Working in a coal mine...again

Coal mining resumes on small scale in Kansas; officials hope industry can be resurrected

JOPLIN, Mo. — Without fanfare, an old business in Southeast Kansas has resurfaced.

Phoenix Mining Co. began mining coal last year from its surface mine at Garland, in Bourbon County between Arcadia and Fort Scott. It removes about 20,000 tons of coal each month, selling it to Empire District Electric Co.

“I think there’s a great potential for more coal mining,” said Clay Hartley, an official with Phoenix Mining, which employs 25 people at its Kansas site. “Westar is looking at the reserves in Kansas. That could be 800,000 tons of coal a year.”

Westar Energy Inc., based in Topeka, has plans to build an 800-megawatt, coal-fired plant by 2013. Officials in Crawford and Bourbon counties are lobbying the utility to build the plant in their counties. Westar has hired a company to conduct a site-selection study.

State Sen. Jim Barone, D-Frontenac, is hoping that a coal-powered electric generating plant can fire up demand.

“A power plant would jump-start it,” Barone said. “Until we get some reason to get it going and jump-start it, it is very difficult to get it revived.”

Record prices

Southeast Kansas isn’t the only coal-mining region wondering about a revival. Closed coal mines are being reopened and new ones are opening around the country, said Phil Smith, communications director for the United Mine Workers of America. He said shaft and surface mines in West Virginia, Kentucky, Indiana, Illinois, Colorado, Utah and Wyoming are in full operation.

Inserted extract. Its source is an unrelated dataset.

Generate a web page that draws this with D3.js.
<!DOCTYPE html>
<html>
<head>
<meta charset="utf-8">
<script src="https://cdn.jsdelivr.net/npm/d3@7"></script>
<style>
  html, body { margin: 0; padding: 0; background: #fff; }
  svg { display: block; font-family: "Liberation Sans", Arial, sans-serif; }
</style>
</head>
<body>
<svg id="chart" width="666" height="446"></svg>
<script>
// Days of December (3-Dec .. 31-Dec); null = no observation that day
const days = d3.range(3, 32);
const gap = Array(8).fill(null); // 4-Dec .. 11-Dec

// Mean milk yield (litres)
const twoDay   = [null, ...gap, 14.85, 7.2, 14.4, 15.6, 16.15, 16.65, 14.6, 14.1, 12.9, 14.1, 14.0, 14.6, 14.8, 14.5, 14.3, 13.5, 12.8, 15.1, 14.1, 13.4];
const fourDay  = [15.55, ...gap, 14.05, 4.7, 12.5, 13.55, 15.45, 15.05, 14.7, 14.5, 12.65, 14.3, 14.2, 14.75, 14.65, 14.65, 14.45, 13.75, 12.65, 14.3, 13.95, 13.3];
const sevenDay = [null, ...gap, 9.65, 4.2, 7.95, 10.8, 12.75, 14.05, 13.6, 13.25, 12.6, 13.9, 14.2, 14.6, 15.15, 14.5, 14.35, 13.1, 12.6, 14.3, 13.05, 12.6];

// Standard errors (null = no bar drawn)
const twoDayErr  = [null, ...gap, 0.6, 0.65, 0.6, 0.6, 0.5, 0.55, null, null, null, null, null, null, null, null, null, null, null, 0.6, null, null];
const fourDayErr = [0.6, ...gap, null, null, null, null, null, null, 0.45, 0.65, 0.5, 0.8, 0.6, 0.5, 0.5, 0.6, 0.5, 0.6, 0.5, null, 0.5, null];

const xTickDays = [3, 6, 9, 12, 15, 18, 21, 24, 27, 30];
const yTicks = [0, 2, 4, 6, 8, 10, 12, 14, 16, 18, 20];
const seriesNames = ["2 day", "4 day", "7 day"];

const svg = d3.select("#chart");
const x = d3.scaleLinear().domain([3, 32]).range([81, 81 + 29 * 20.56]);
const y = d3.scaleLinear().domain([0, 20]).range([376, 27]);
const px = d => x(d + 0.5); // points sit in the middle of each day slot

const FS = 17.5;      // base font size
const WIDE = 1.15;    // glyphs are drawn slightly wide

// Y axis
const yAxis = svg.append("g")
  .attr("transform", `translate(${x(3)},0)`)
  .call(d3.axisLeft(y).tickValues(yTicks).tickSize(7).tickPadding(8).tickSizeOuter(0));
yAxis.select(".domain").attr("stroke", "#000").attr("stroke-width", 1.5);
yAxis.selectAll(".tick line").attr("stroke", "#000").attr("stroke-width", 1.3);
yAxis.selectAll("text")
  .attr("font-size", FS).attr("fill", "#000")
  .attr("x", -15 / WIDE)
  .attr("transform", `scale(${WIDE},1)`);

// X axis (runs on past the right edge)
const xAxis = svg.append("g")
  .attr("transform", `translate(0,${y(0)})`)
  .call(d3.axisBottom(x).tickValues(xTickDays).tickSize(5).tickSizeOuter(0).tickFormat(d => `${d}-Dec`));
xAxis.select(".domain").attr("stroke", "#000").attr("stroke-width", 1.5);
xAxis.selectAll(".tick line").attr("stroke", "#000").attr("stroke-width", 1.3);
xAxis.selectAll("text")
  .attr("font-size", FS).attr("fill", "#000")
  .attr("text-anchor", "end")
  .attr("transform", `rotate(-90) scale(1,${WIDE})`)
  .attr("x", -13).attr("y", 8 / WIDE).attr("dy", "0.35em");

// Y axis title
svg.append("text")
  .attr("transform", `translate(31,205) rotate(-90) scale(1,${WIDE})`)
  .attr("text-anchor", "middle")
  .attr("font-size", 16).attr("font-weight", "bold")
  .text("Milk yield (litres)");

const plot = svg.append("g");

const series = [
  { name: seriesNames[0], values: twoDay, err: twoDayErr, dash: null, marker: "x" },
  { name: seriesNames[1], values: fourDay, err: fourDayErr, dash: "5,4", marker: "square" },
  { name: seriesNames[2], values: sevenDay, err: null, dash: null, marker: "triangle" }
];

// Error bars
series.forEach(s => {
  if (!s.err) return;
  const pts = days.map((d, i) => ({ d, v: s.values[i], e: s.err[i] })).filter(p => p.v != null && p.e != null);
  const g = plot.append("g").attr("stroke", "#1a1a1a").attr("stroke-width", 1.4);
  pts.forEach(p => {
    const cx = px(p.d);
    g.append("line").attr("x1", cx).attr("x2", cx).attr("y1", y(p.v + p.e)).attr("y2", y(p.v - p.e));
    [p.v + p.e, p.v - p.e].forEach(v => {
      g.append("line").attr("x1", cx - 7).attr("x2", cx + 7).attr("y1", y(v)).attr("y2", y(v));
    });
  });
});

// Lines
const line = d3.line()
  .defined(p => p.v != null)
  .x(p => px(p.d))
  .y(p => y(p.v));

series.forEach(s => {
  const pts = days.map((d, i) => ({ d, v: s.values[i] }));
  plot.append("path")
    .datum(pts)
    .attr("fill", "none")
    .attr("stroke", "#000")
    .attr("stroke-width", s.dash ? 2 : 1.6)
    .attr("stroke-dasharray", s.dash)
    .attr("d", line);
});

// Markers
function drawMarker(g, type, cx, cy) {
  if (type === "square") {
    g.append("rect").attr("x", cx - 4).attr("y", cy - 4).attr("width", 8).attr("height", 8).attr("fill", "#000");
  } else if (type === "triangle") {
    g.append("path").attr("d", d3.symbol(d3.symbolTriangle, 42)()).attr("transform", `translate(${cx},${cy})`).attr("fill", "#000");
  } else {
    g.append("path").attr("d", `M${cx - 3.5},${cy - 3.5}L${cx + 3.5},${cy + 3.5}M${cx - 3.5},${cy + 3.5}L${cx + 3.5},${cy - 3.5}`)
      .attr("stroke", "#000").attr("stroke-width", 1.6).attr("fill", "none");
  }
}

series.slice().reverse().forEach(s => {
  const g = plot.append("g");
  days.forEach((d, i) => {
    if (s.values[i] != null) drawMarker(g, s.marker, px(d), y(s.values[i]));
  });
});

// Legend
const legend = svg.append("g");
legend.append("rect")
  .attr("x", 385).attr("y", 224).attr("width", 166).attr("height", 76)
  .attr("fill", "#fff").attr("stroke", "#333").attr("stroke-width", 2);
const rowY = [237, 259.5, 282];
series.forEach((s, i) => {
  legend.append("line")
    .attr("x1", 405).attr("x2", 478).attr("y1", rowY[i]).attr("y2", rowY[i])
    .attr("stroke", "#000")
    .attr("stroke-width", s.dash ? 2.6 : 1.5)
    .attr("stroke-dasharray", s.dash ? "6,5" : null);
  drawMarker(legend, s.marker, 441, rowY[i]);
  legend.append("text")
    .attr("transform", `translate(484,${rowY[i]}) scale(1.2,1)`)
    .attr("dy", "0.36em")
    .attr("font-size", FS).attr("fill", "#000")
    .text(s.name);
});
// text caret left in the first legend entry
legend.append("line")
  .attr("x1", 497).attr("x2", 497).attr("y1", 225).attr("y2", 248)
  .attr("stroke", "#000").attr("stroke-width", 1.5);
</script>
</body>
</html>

He said the high price of coal is making it worthwhile for companies to dig it out of the ground again.

Last month, the average spot price for Powder River Basin coal from Wyoming declined from its all-time high of $16.89 to $16.22 per short ton. Last year at this time, coal from the same region was selling for around $6 to $7 per ton, according to the Energy Information Administration of the U.S. Department of Energy.